Entries with chart source code
-*-
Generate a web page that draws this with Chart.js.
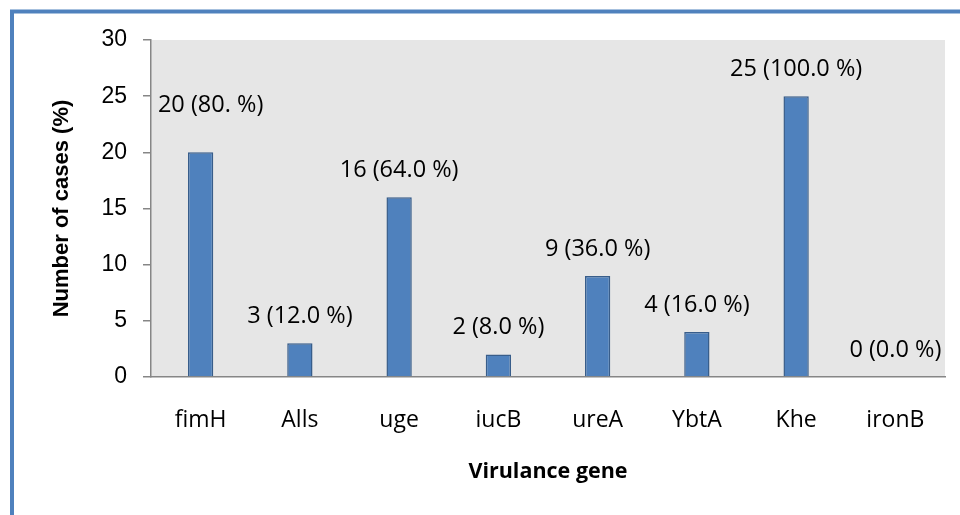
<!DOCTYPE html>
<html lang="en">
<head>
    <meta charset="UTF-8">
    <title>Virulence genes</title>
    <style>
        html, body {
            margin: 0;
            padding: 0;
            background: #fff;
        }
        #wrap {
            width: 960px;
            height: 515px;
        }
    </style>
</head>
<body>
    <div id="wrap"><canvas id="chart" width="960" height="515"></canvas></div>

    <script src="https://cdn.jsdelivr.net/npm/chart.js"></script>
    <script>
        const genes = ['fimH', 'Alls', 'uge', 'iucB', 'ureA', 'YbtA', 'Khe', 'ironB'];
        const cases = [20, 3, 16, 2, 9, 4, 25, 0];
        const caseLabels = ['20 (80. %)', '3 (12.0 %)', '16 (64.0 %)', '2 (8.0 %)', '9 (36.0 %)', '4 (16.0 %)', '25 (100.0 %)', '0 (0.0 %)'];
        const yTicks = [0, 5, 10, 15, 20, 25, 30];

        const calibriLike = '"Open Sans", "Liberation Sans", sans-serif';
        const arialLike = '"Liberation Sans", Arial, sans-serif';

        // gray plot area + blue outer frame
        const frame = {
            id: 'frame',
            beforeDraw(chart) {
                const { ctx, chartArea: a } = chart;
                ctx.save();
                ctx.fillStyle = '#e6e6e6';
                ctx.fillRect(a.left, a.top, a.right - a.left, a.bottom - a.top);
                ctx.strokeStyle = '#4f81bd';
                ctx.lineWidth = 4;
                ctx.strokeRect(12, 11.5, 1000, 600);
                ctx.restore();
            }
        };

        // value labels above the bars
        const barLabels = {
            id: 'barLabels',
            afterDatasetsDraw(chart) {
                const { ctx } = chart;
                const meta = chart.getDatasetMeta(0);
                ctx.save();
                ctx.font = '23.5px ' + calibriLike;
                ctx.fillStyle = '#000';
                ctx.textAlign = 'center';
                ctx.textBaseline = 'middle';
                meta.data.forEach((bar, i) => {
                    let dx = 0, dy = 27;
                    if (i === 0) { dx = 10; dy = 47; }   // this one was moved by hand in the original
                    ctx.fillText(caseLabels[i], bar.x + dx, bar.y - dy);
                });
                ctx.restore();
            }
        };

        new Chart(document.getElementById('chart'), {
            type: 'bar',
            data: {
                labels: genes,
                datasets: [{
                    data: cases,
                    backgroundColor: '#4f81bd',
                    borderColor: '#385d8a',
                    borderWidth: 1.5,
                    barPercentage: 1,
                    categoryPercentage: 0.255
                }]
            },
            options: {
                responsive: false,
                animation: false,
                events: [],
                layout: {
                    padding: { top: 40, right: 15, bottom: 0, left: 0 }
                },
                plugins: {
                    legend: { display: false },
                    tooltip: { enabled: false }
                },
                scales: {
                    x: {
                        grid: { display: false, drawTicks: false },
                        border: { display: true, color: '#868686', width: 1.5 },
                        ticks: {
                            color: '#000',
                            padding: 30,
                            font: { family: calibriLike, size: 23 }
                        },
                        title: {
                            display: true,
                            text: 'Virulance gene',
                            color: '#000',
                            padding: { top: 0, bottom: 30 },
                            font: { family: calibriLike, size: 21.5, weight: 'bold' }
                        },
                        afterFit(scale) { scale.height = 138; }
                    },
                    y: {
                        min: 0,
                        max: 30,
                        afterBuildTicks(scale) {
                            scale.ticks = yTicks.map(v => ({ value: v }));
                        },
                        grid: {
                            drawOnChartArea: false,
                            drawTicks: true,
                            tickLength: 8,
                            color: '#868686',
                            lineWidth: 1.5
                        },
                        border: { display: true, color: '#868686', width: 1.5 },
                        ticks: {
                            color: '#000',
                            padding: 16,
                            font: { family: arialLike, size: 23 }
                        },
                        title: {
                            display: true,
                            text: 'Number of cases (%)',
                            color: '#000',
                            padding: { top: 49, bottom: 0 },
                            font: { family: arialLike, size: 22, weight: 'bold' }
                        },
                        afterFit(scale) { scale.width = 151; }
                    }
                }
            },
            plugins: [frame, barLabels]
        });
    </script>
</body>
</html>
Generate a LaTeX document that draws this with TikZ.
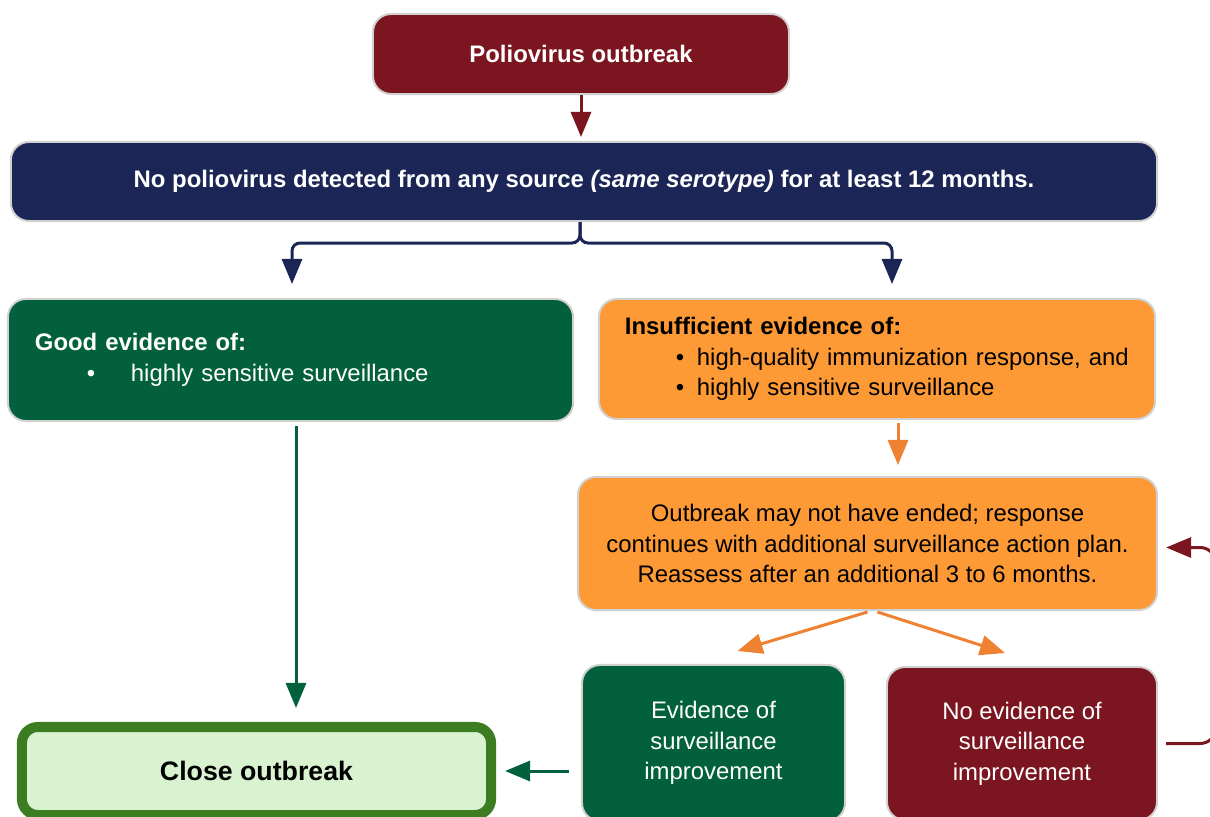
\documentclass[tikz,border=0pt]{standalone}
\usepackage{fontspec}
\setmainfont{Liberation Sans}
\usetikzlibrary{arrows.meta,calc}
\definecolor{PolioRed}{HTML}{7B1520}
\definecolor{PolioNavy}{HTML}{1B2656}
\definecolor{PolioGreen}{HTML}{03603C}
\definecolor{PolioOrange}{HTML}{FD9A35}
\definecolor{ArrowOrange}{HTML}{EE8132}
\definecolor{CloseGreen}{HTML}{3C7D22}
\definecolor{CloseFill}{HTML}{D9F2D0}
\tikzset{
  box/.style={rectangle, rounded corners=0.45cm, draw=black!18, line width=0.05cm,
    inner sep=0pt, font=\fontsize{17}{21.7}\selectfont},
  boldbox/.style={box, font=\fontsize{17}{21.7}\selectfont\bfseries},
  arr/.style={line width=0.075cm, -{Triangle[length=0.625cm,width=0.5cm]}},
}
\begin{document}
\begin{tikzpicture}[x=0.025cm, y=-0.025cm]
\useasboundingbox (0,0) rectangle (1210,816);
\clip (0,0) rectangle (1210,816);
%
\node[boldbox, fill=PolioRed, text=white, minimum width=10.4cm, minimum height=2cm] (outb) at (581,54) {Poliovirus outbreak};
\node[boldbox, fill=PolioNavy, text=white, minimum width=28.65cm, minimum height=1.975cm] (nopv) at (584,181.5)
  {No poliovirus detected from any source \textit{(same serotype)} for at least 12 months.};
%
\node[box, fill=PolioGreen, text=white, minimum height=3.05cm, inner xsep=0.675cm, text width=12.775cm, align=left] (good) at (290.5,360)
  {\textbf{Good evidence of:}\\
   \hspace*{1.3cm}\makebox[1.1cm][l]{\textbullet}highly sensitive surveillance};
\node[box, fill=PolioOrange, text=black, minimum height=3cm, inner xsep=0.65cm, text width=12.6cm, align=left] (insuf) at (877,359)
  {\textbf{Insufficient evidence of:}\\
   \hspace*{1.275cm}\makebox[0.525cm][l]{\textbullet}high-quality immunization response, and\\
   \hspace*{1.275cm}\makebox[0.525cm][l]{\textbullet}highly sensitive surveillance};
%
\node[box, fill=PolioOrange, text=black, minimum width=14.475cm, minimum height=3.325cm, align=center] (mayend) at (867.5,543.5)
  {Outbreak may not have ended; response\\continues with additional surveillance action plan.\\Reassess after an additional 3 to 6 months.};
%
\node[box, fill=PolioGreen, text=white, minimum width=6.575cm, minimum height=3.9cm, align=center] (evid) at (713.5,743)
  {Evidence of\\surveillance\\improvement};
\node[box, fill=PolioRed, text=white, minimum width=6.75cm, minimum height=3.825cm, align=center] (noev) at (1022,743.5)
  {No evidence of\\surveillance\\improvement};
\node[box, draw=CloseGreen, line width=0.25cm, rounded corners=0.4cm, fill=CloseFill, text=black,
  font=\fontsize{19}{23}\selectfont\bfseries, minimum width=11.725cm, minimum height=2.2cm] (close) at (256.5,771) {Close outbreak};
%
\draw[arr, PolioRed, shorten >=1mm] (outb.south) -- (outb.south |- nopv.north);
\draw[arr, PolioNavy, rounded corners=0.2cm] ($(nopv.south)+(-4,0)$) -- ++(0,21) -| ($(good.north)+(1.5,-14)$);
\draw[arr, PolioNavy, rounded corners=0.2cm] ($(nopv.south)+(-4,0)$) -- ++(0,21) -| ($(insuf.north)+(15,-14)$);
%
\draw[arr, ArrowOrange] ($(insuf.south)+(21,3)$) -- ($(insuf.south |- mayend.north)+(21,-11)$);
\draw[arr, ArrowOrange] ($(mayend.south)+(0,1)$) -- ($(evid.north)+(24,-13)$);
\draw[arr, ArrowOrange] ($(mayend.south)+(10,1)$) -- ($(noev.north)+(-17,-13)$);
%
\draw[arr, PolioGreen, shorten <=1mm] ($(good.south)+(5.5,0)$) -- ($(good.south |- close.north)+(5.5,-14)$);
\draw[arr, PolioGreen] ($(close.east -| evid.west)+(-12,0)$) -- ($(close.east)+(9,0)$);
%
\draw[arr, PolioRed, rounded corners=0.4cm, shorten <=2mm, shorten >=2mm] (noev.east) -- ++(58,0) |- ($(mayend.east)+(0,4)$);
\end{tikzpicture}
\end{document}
-*-
Exercise goal:
Search the data above for the word "that", then gather each line in which it appears.

Output of the exercise:
Generate a web page that draws this with Chart.js.
Generate a LaTeX document that draws this with TikZ.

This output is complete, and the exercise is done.